1. Shared repository model

 *Here, everyone has write access to the same repository. In github, this is called "collaborator" access -- an unfortunate word choice for us scientists. This is more common for small, rapidly-developed code bases.* <br><br>
2. Fork & pull repository model

  *Here, a few supernerds have write access. Anyone can propose a change to the code (through a "pull request"), but one of the collaborators (with high privileges) must approve it. This is common for large projects involving more than a handful of coders.*

### Shared repository model

*If everyone has write access, there are only two repositories you have to worry about: your local repo and the *`origin`* repo. __Once you have committed your changes__, pushing your local changes to the remote repository is as easy as:*

In [None]:
git push origin master

### Forked repository model

*If you are using forked repos, there is one extra level of complexity. Now we'll have 3 repos to think about:*
 1. your local repo that lives on your computer
 2. your remote copy (or "fork") of (3) that belongs to your Github account on the internet
 3. the big collaborative repo*

*Let's start by forking an any dude/dudette's interesting and collaborative repo online (3).
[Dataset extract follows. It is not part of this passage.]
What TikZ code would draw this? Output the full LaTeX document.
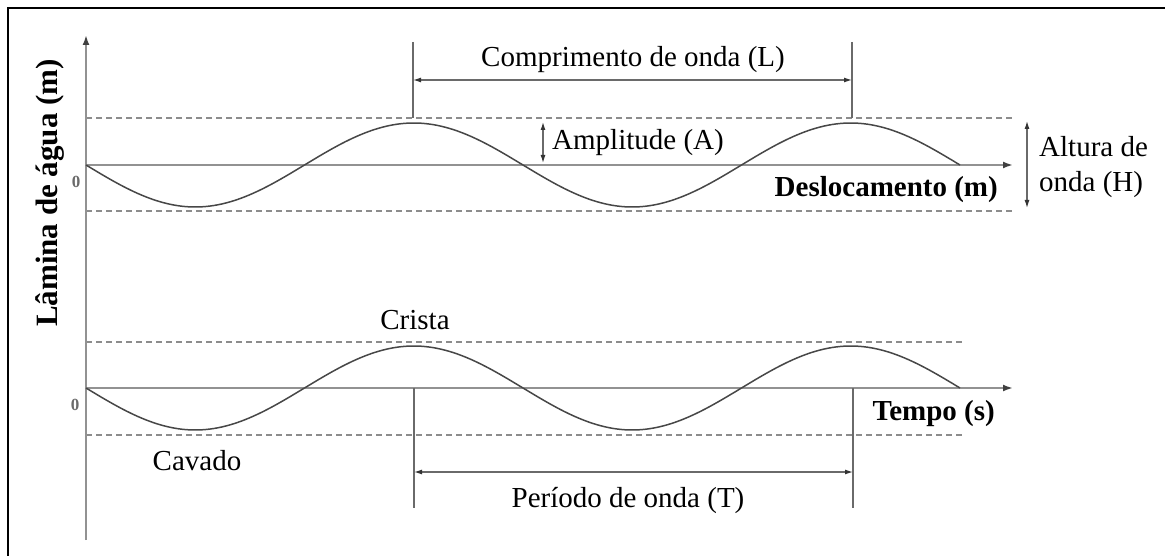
\documentclass[tikz,border=0pt]{standalone}
\usepackage{fontspec}
\setmainfont{Liberation Serif}
\usetikzlibrary{arrows.meta}
\definecolor{axisgray}{HTML}{929292}
\definecolor{wavegray}{HTML}{474747}
\definecolor{dashgray}{HTML}{8C8C8C}
\definecolor{dimgray}{HTML}{6A6A6A}
\definecolor{zerogray}{HTML}{6A6A6A}
\begin{document}
\begin{tikzpicture}[x=1pt,y=-1pt,
  axis/.style={draw=axisgray,line width=2.6pt,-{Latex[length=10pt,width=7pt,color=black!75]}},
  wave/.style={draw=wavegray,line width=1.5pt},
  guide/.style={draw=dashgray,line width=1.4pt,dash pattern=on 6pt off 4pt},
  dim/.style={draw=dimgray,line width=1.2pt},
  dimarrow/.style={dim,{Latex[length=8pt,width=5pt,color=black!80]}-{Latex[length=8pt,width=5pt,color=black!80]}},
  lbl/.style={font=\fontsize{29}{34}\selectfont,inner sep=0pt},
  blbl/.style={font=\fontsize{29}{34}\selectfont\bfseries,inner sep=0pt},
  zero/.style={font=\fontsize{17}{19}\selectfont\bfseries,text=zerogray,inner sep=0pt}]
\useasboundingbox (0,0) rectangle (1165,556);
% frame (only left and top visible)
\draw[line width=2pt] (8,556) -- (8,8) -- (1165,8);
% named coordinates
\coordinate (O) at (86,540);
\coordinate (Otop) at (86,35);
\coordinate (A1) at (86,165);
\coordinate (A1e) at (1013,165);
\coordinate (A2) at (86,388);
\coordinate (A2e) at (1013,388);
% dashed guides
\draw[guide] (86,118) -- (1015,118);
\draw[guide] (86,211) -- (1015,211);
\draw[guide] (86,342) -- (963,342);
\draw[guide] (86,435) -- (963,435);
% axes
\draw[axis] (O) -- (Otop);
\draw[axis] (A1) -- (A1e);
\draw[axis] (A2) -- (A2e);
% waves
\draw[wave] plot[domain=86:960,samples=220,smooth] (\x,{165+42*sin((\x-86)/437*360)});
\draw[wave] plot[domain=86:960,samples=220,smooth] (\x,{388+42*sin((\x-86)/437*360)});
% wavelength
\coordinate (L1t) at (413,42);
\coordinate (L1b) at (413,118);
\coordinate (L2t) at (852,42);
\coordinate (L2b) at (852,118);
\coordinate (L1m) at (413,80);
\coordinate (L2m) at (852,80);
\draw[dim] (L1t) -- (L1b);
\draw[dim] (L2t) -- (L2b);
\draw[dimarrow] (L1m) -- (L2m);
\node[lbl,anchor=base] (comp) at (633,67) {Comprimento de onda (L)};
% amplitude
\coordinate (Am1) at (543,122);
\coordinate (Am2) at (543,163);
\draw[dimarrow] (Am1) -- (Am2);
\node[lbl,anchor=base west] (ampl) at (552,150) {Amplitude (A)};
% wave height
\coordinate (H1) at (1027,121);
\coordinate (H2) at (1027,208);
\draw[dimarrow] (H1) -- (H2);
\node[lbl,anchor=base west] (alt1) at (1039,157) {Altura de};
\node[lbl,anchor=base west] (alt2) at (1039,192) {onda (H)};
% axis labels
\node[blbl,anchor=base east] (desl) at (998,197) {Deslocamento (m)};
\node[blbl,anchor=base east] (tempo) at (995,420) {Tempo (s)};
\node[font=\fontsize{31}{36}\selectfont\bfseries,inner sep=0pt,rotate=90,anchor=base] (ylab) at (57,193) {Lâmina de água (m)};
\node[zero] (z1) at (76,182) {0};
\node[zero] (z2) at (75,405) {0};
% crest / trough
\node[lbl,anchor=base] (crista) at (415,329) {Crista};
\node[lbl,anchor=base] (cavado) at (197,470) {Cavado};
% period
\coordinate (P1t) at (414,388);
\coordinate (P1b) at (414,508);
\coordinate (P2t) at (853,388);
\coordinate (P2b) at (853,508);
\coordinate (P1m) at (414,472);
\coordinate (P2m) at (853,472);
\draw[dim] (P1t) -- (P1b);
\draw[dim] (P2t) -- (P2b);
\draw[dimarrow] (P1m) -- (P2m);
\node[lbl,anchor=base] (periodo) at (628,507) {Período de onda (T)};
\end{tikzpicture}
\end{document}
Click "Fork" on someone's Github repo page to make a copy of their collaborative repo (3) and put it in your remote repository (2) that you own. Then you download this repo (2) to your local computer (1) using *`git clone`:

In [None]:
git clone https://github.com/wronk/dbw_2015.git

*Now you have a copy of this tutorial in the current directory (wherever our terminal is). Start by creating/checkout out a new branch that will contain your changes. Check that you're on the new branch with* `git status`.

In [None]:
git checkout -b my_new_text_branch
git status

*Now add a new file (just a simple text file) to your local repo (1). Then use the following commands to check the status, add the file, and commit it:*

In [None]:
git add tumultuous_text.txt
git commit -m 'Add a new text file' tumultuous_text.txt

*Now push the changes to your remote repo (2).* 

In [None]:
git push origin my_new_text_branch

*You can see the results of pushing by going to your Github account page. On that page, there will be a green button to "Compare & Create Pull Request" (PR). This is how we take our changes and make a request to merge them into the big collaborative repo (3).*

*Think of the PR as a way to start a conversation about the proposed changes. After some review and conversation, the code may be merged, be rejected, or require some improvements before the repo owner(s) will merge it.*

*Any additional changes to the PR (like suggested improvements) will be included just by pushing to that same branch that's currently acting as the open PR.*

### Syncing your repo
*If there were changes to your remote repo (e.g., by other coders), you'll probably want to update your local code base to reflect those additions before making your own changes. To do this we use the *`git fetch`* command.*

*Calling *`git fetch`* tells git to get all the branches of a remote repository (including any changes). Call it like this:*

In [None]:
git fetch origin

*You can then attempt to merge the remote-tracking branch *`origin/master`* into your own master branch. Just like before, if there were merge conflicts, you'll have to handle them and then commit the modified files. Merge the branches by calling:*

In [None]:
git merge origin/master